** WHAT THE TASK ASKS **
Quote, verbatim, all material below, without pictures.
#### GIVEN INFORMATION ####
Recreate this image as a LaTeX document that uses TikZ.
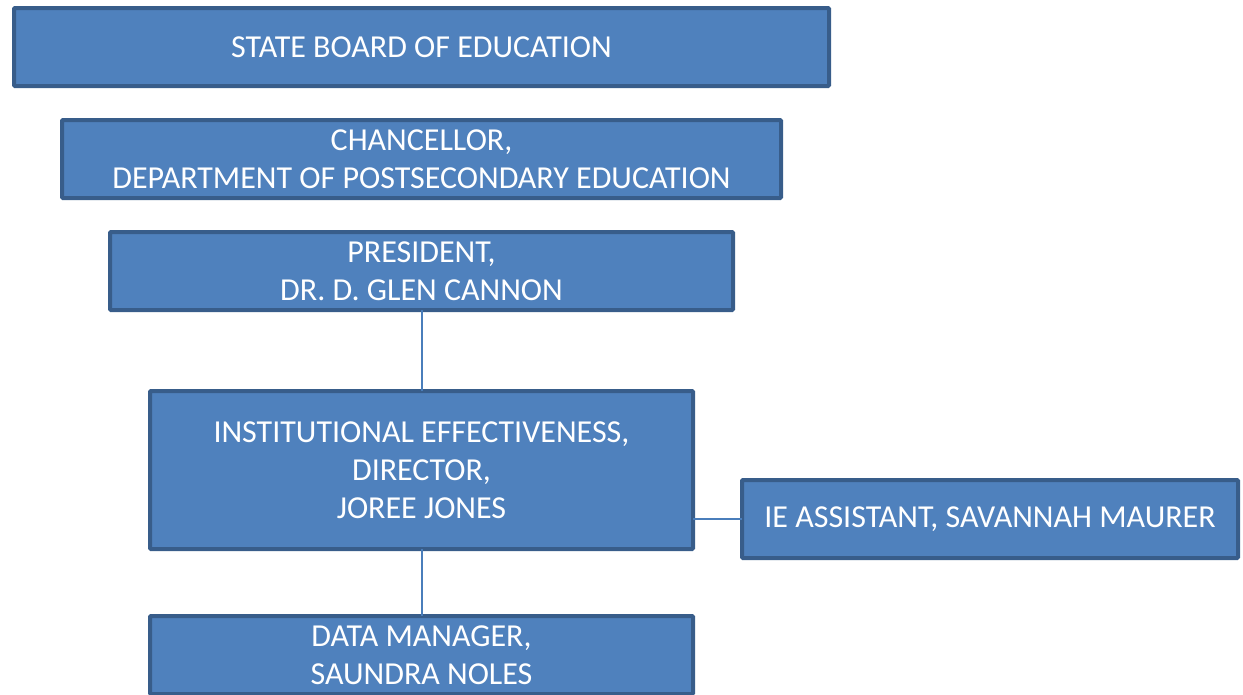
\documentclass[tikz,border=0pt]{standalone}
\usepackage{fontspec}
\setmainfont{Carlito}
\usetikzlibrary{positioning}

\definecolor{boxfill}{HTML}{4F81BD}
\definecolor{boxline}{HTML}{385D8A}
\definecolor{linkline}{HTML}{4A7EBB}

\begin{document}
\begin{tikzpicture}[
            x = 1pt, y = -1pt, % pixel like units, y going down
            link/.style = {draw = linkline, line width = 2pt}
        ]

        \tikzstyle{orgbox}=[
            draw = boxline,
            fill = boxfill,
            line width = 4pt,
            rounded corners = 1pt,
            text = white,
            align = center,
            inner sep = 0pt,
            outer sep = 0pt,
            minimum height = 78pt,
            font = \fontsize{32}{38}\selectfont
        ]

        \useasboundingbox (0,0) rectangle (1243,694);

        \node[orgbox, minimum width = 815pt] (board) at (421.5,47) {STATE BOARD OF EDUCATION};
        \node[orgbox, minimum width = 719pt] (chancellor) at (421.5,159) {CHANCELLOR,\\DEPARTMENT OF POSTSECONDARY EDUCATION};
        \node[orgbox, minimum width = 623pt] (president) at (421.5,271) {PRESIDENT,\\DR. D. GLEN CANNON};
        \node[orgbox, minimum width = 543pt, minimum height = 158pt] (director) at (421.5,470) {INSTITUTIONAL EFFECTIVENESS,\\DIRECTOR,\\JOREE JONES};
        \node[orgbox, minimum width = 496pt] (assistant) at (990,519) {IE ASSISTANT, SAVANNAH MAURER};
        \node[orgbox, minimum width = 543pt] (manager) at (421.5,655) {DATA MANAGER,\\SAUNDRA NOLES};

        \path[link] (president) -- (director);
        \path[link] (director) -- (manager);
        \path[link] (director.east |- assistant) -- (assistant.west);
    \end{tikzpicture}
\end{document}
####
** WRITTEN ANSWER **
Recreate this image as a LaTeX document that uses TikZ.
\documentclass[tikz,border=0pt]{standalone}
\usepackage{fontspec}
\setmainfont{Carlito}
\usetikzlibrary{positioning}

\definecolor{boxfill}{HTML}{4F81BD}
\definecolor{boxline}{HTML}{385D8A}
\definecolor{linkline}{HTML}{4A7EBB}

\begin{document}
\begin{tikzpicture}[
            x = 1pt, y = -1pt, % pixel like units, y going down
            link/.style = {draw = linkline, line width = 2pt}
        ]

        \tikzstyle{orgbox}=[
            draw = boxline,
            fill = boxfill,
            line width = 4pt,
            rounded corners = 1pt,
            text = white,
            align = center,
            inner sep = 0pt,
            outer sep = 0pt,
            minimum height = 78pt,
            font = \fontsize{32}{38}\selectfont
        ]

        \useasboundingbox (0,0) rectangle (1243,694);

        \node[orgbox, minimum width = 815pt] (board) at (421.5,47) {STATE BOARD OF EDUCATION};
        \node[orgbox, minimum width = 719pt] (chancellor) at (421.5,159) {CHANCELLOR,\\DEPARTMENT OF POSTSECONDARY EDUCATION};
        \node[orgbox, minimum width = 623pt] (president) at (421.5,271) {PRESIDENT,\\DR. D. GLEN CANNON};
        \node[orgbox, minimum width = 543pt, minimum height = 158pt] (director) at (421.5,470) {INSTITUTIONAL EFFECTIVENESS,\\DIRECTOR,\\JOREE JONES};
        \node[orgbox, minimum width = 496pt] (assistant) at (990,519) {IE ASSISTANT, SAVANNAH MAURER};
        \node[orgbox, minimum width = 543pt] (manager) at (421.5,655) {DATA MANAGER,\\SAUNDRA NOLES};

        \path[link] (president) -- (director);
        \path[link] (director) -- (manager);
        \path[link] (director.east |- assistant) -- (assistant.west);
    \end{tikzpicture}
\end{document}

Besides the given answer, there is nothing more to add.